Extracted records ->
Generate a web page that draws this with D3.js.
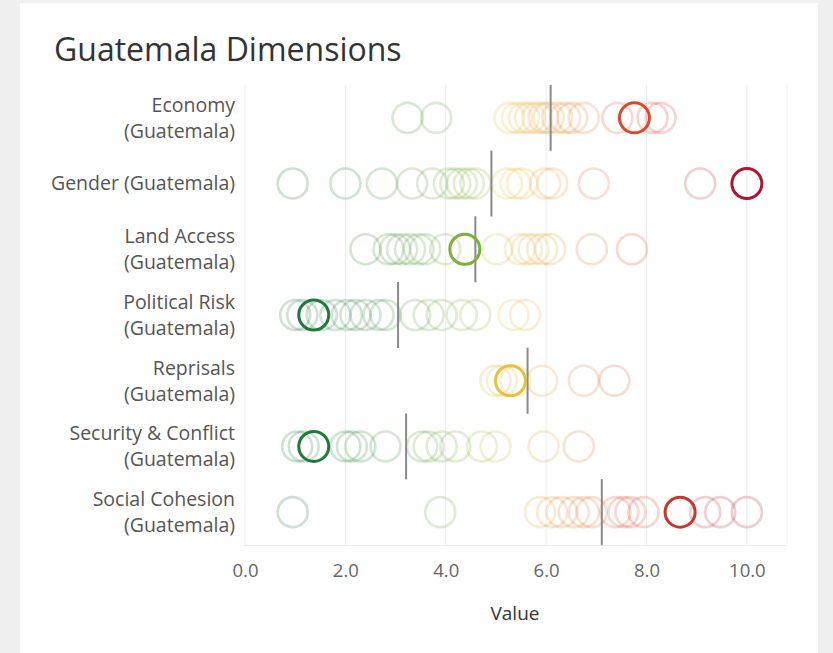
<!DOCTYPE html>
<html>
<head>
<meta charset="utf-8">
<script src="https://cdn.jsdelivr.net/npm/d3@7"></script>
<style>
  body { margin: 0; background: #f0f0f0; }
  svg { display: block; }
  text { font-family: "Open Sans", Lato, sans-serif; }
</style>
</head>
<body>
<svg id="chart" width="833" height="653"></svg>
<script>
var svg = d3.select("#chart");

// row labels (two lines where the original wraps)
var dimensions = ["Economy", "Gender", "Land Access", "Political Risk", "Reprisals", "Security & Conflict", "Social Cohesion"];
var labelLines = [
  ["Economy", "(Guatemala)"],
  ["Gender (Guatemala)"],
  ["Land Access", "(Guatemala)"],
  ["Political Risk", "(Guatemala)"],
  ["Reprisals", "(Guatemala)"],
  ["Security & Conflict", "(Guatemala)"],
  ["Social Cohesion", "(Guatemala)"]
];

// values of the other countries, one list per dimension
var otherValues = [
  [3.24, 3.81, 5.27, 5.42, 5.56, 5.68, 5.82, 5.95, 6.05, 6.22, 6.38, 6.52, 6.75, 7.42, 8.12, 8.28],
  [0.95, 2.0, 2.73, 3.33, 3.73, 4.06, 4.19, 4.32, 4.46, 4.59, 5.22, 5.39, 5.52, 5.98, 6.12, 6.95, 9.07],
  [2.4, 2.86, 2.99, 3.13, 3.29, 3.46, 3.59, 3.99, 5.02, 5.48, 5.62, 5.75, 5.92, 6.08, 6.91, 7.71],
  [1.0, 1.14, 1.53, 1.8, 2.03, 2.2, 2.4, 2.66, 2.8, 3.39, 3.66, 3.92, 4.32, 4.59, 5.35, 5.58],
  [4.99, 5.12, 5.39, 5.92, 6.75, 7.36],
  [1.04, 1.17, 2.0, 2.13, 2.3, 2.8, 3.53, 3.66, 3.92, 4.19, 4.72, 4.99, 5.95, 6.65],
  [0.95, 3.89, 5.88, 6.12, 6.31, 6.55, 6.75, 6.91, 7.38, 7.54, 7.68, 7.94, 9.17, 9.47, 10.0]
];

// Guatemala's own value per dimension
var guatemalaValues = [7.76, 10.0, 4.38, 1.37, 5.29, 1.37, 8.67];

// reference line per dimension
var referenceValues = [6.09, 4.91, 4.59, 3.05, 5.63, 3.21, 7.11];

var xTicks = [0, 2, 4, 6, 8, 10];

// panel
svg.append("rect")
  .attr("x", 20).attr("y", 3)
  .attr("width", 798).attr("height", 650)
  .attr("fill", "#ffffff");

svg.append("text")
  .attr("x", 54).attr("y", 61)
  .attr("font-size", 32)
  .attr("fill", "#333")
  .text("Guatemala Dimensions");

var xScale = d3.scaleLinear().domain([0, 10.8]).range([245, 787]);
var yScale = d3.scaleBand().domain(dimensions).range([85, 545]).padding(0);

var colorScale = d3.scaleLinear()
  .domain([0, 2, 4.4, 5.3, 7.7, 10])
  .range(["#1a6a33", "#23803d", "#7fae3c", "#e8c13b", "#db4a2b", "#b01530"]);

// gridlines
svg.append("g")
  .selectAll("line")
  .data(xTicks)
  .enter().append("line")
  .attr("x1", function (d) { return xScale(d); })
  .attr("x2", function (d) { return xScale(d); })
  .attr("y1", 85).attr("y2", 545)
  .attr("stroke", "#ededed")
  .attr("stroke-width", 1);

svg.append("line")
  .attr("x1", 787).attr("x2", 787).attr("y1", 85).attr("y2", 545)
  .attr("stroke", "#f2f2f2");
svg.append("line")
  .attr("x1", 244).attr("x2", 787).attr("y1", 545.5).attr("y2", 545.5)
  .attr("stroke", "#ececec");

// x axis
var bottomAxis = d3.axisBottom(xScale)
  .tickValues(xTicks)
  .tickSize(0)
  .tickPadding(19)
  .tickFormat(d3.format(".1f"));
var axisG = svg.append("g")
  .attr("transform", "translate(0,545)")
  .call(bottomAxis);
axisG.select(".domain").remove();
axisG.selectAll("text")
  .attr("font-size", 18.5)
  .attr("fill", "#666")
  .style("font-family", "'Open Sans', sans-serif");

svg.append("text")
  .attr("x", 515).attr("y", 620)
  .attr("text-anchor", "middle")
  .attr("font-size", 19)
  .attr("fill", "#333")
  .text("Value");

// row labels
dimensions.forEach(function (dim, i) {
  var cy = yScale(dim) + yScale.bandwidth() / 2;
  var lines = labelLines[i];
  var start = cy - (lines.length - 1) * 13;
  lines.forEach(function (line, j) {
    svg.append("text")
      .attr("x", 235)
      .attr("y", start + j * 26)
      .attr("dy", "0.35em")
      .attr("text-anchor", "end")
      .attr("font-size", 19.5)
      .attr("fill", "#555")
      .text(line);
  });
});

var r = 15;

// faded circles for the other countries
dimensions.forEach(function (dim, i) {
  var cy = yScale(dim) + yScale.bandwidth() / 2;
  svg.append("g")
    .selectAll("circle")
    .data(otherValues[i])
    .enter().append("circle")
    .attr("cx", function (d) { return xScale(d); })
    .attr("cy", cy)
    .attr("r", r)
    .attr("fill", "none")
    .attr("stroke", function (d) { return colorScale(d); })
    .attr("stroke-width", 2.6)
    .attr("stroke-opacity", 0.22);
});

// reference lines
svg.append("g")
  .selectAll("line")
  .data(referenceValues)
  .enter().append("line")
  .attr("x1", function (d) { return xScale(d); })
  .attr("x2", function (d) { return xScale(d); })
  .attr("y1", function (d, i) { return yScale(dimensions[i]) + yScale.bandwidth() / 2 - 33; })
  .attr("y2", function (d, i) { return yScale(dimensions[i]) + yScale.bandwidth() / 2 + 33; })
  .attr("stroke", "#8a8a8a")
  .attr("stroke-width", 2);

// Guatemala highlighted
svg.append("g")
  .selectAll("circle")
  .data(guatemalaValues)
  .enter().append("circle")
  .attr("cx", function (d) { return xScale(d); })
  .attr("cy", function (d, i) { return yScale(dimensions[i]) + yScale.bandwidth() / 2; })
  .attr("r", r)
  .attr("fill", "none")
  .attr("stroke", function (d) { return colorScale(d); })
  .attr("stroke-width", 3);
</script>
</body>
</html>
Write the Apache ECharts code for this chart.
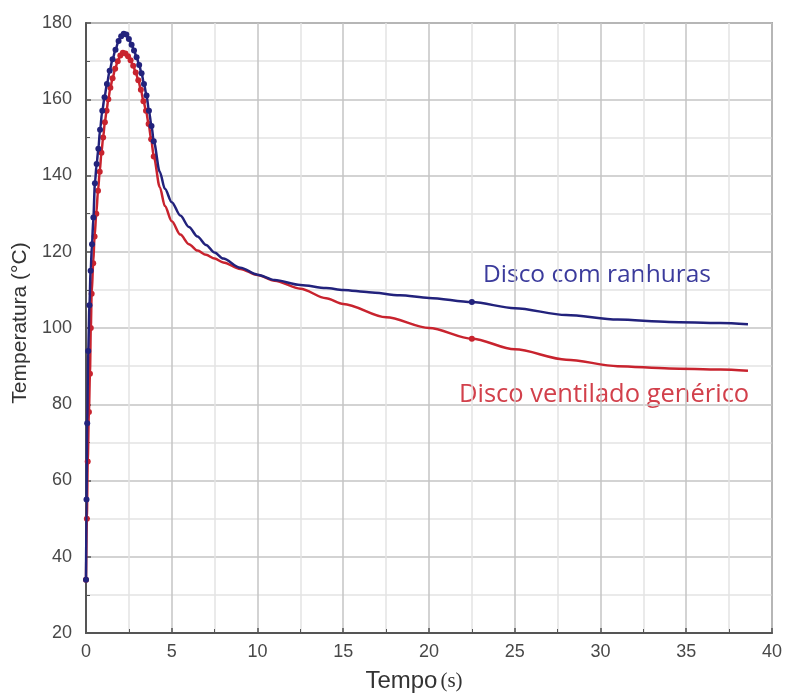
<!DOCTYPE html>
<html>
<head>
<meta charset="utf-8">
<script src="https://cdn.jsdelivr.net/npm/echarts@6/dist/echarts.min.js"></script>
<style>
html,body{margin:0;padding:0;background:#fff;}
#chart{width:785px;height:698px;}
</style>
</head>
<body>
<div id="chart"></div>
<script>
// Disco com ranhuras (blue)
const blueT = [0, 0.03, 0.07, 0.13, 0.2, 0.27, 0.35, 0.43, 0.52, 0.62, 0.72, 0.82, 0.95, 1.08, 1.22, 1.38, 1.55, 1.72, 1.9, 2.05, 2.2, 2.35, 2.5, 2.66, 2.8, 2.95, 3.1, 3.24, 3.38, 3.53, 3.67, 3.82, 3.95, 4.3, 4.6, 5.0, 5.5, 6.0, 6.5, 7.0, 7.5, 8.0, 9.0, 10, 11, 12.5, 14, 15, 16.5, 18.3, 20, 22.5, 25, 28, 31, 34, 37, 38.6];
const blueV = [34, 55, 75, 94, 106, 115, 122, 129, 138, 143, 147, 152, 157, 160.5, 164, 167.5, 170.5, 173, 175.3, 176.5, 177.2, 177, 175.8, 174.3, 172.8, 171, 169, 166.8, 164, 161, 157, 153, 149, 141, 136.5, 133, 129.5, 126.5, 124, 121.8, 119.8, 118.2, 115.8, 114, 112.6, 111.3, 110.5, 110, 109.4, 108.6, 107.9, 106.8, 105.2, 103.4, 102.2, 101.6, 101.3, 101];
// Disco ventilado genérico (red)
const redT = [0, 0.05, 0.1, 0.17, 0.23, 0.28, 0.33, 0.42, 0.5, 0.6, 0.7, 0.8, 0.9, 1.0, 1.1, 1.2, 1.3, 1.42, 1.55, 1.7, 1.85, 2.0, 2.15, 2.3, 2.45, 2.6, 2.75, 2.9, 3.05, 3.2, 3.35, 3.5, 3.65, 3.8, 3.95, 4.3, 4.6, 5.0, 5.5, 6.0, 6.5, 7.0, 7.5, 8.0, 9.0, 10, 11, 12.5, 14, 15, 17.5, 20, 22.5, 25, 28, 31, 34, 37, 38.6];
const redV = [34, 50, 65, 78, 88, 100, 109, 117, 124, 130, 136, 141, 146, 150, 154, 157, 160, 163, 165.5, 168, 170, 171.5, 172.2, 172, 171.3, 170.2, 168.8, 167, 165, 162.5, 159.5, 157, 153.5, 149.5, 145, 137, 132, 128, 124.5, 122, 120.3, 119.2, 118.2, 117.2, 115.5, 113.9, 112.4, 110.3, 107.8, 106.3, 102.8, 100, 97.2, 94.4, 91.7, 90, 89.4, 89.1, 88.8];

const xTicks = [0, 5, 10, 15, 20, 25, 30, 35, 40];
const yTicks = [20, 40, 60, 80, 100, 120, 140, 160, 180];
const seriesNames = ['Disco com ranhuras', 'Disco ventilado genérico'];

const BLUE = '#22227c';
const RED = '#c8232e';

function pairs(t, v) { return t.map((x, i) => [x, v[i]]); }
function markSize(val) {
  return (val[0] <= 4.0 || val[0] === 22.5) ? 6 : 0;
}

const chart = echarts.init(document.getElementById('chart'));
const axisFont = { fontFamily: 'Liberation Sans, Arial, sans-serif', fontSize: 18, color: '#484848' };

chart.setOption({
  animation: false,
  backgroundColor: '#fff',
  grid: { left: 86, top: 23, right: 11, bottom: 61, show: true, borderColor: '#666', borderWidth: 1.5, backgroundColor: 'transparent' },
  xAxis: {
    type: 'value', min: xTicks[0], max: xTicks[xTicks.length - 1], interval: 5,
    name: 'Tempo{s|(s)}', nameLocation: 'middle', nameGap: 36,
    nameTextStyle: { fontFamily: 'Liberation Sans, Arial, sans-serif', fontSize: 24, color: '#333', padding: [0, 30, 0, 0],
      rich: { s: { fontFamily: 'Liberation Serif, serif', fontSize: 21, color: '#333', padding: [0, 0, 0, 3] } } },
    axisLine: { onZero: false, lineStyle: { color: '#555', width: 2 } },
    axisTick: { inside: true, length: 5, lineStyle: { color: '#555', width: 1.5 } },
    minorTick: { show: true, splitNumber: 2, length: 4, lineStyle: { color: '#555' } },
    splitLine: { show: true, lineStyle: { color: '#c4c4c4', width: 1.5 } },
    minorSplitLine: { show: true, lineStyle: { color: '#e4e4e4', width: 1.5 } },
    axisLabel: Object.assign({ margin: 10 }, axisFont)
  },
  yAxis: {
    type: 'value', min: yTicks[0], max: yTicks[yTicks.length - 1], interval: 20,
    name: 'Temperatura (°C)', nameLocation: 'middle', nameGap: 52, nameRotate: 90,
    nameTextStyle: { fontFamily: 'Liberation Sans, Arial, sans-serif', fontSize: 21, color: '#333', padding: [0, 0, 0, 10] },
    axisLine: { onZero: false, lineStyle: { color: '#555', width: 2 } },
    axisTick: { inside: true, length: 5, lineStyle: { color: '#555', width: 1.5 } },
    minorTick: { show: true, splitNumber: 2, length: 4, lineStyle: { color: '#555' } },
    splitLine: { show: true, lineStyle: { color: '#c4c4c4', width: 1.5 } },
    minorSplitLine: { show: true, lineStyle: { color: '#e4e4e4', width: 1.5 } },
    axisLabel: Object.assign({ margin: 14 }, axisFont)
  },
  series: [
    {
      name: seriesNames[1], type: 'line', data: pairs(redT, redV),
      smooth: 0.3, smoothMonotone: 'x', showAllSymbol: true,
      symbol: 'circle', symbolSize: markSize,
      lineStyle: { color: RED, width: 2.5 }, itemStyle: { color: RED },
      z: 3
    },
    {
      name: seriesNames[0], type: 'line', data: pairs(blueT, blueV),
      smooth: 0.3, smoothMonotone: 'x', showAllSymbol: true,
      symbol: 'circle', symbolSize: markSize,
      lineStyle: { color: BLUE, width: 2.5 }, itemStyle: { color: BLUE },
      z: 4
    }
  ],
  graphic: [
    { type: 'text', left: 483, top: 263, style: { text: seriesNames[0], fill: '#3b3b9c', font: '24.5px "Open Sans", "Noto Sans", sans-serif' } },
    { type: 'text', left: 459, top: 382, style: { text: seriesNames[1], fill: '#d2404b', font: '25.5px "Open Sans", "Noto Sans", sans-serif' } }
  ]
});
</script>
</body>
</html>
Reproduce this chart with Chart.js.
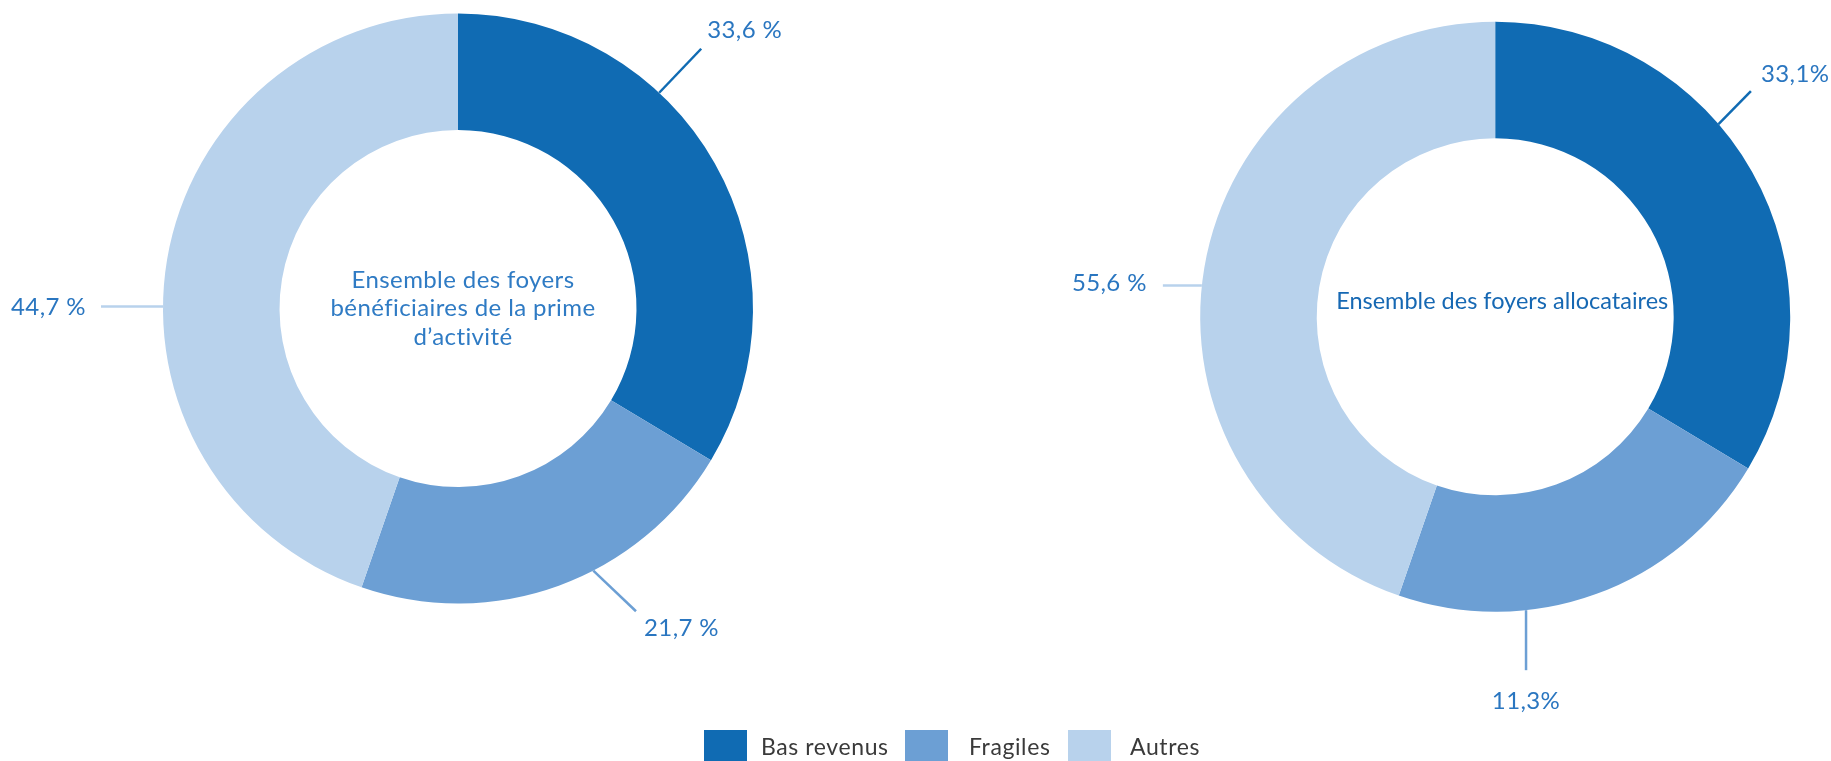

Task brief ->
Pick out the lines containing the string "with" and show them.

Result ->
Generate a web page that draws this with D3.js.
Reproduce this chart with Chart.js.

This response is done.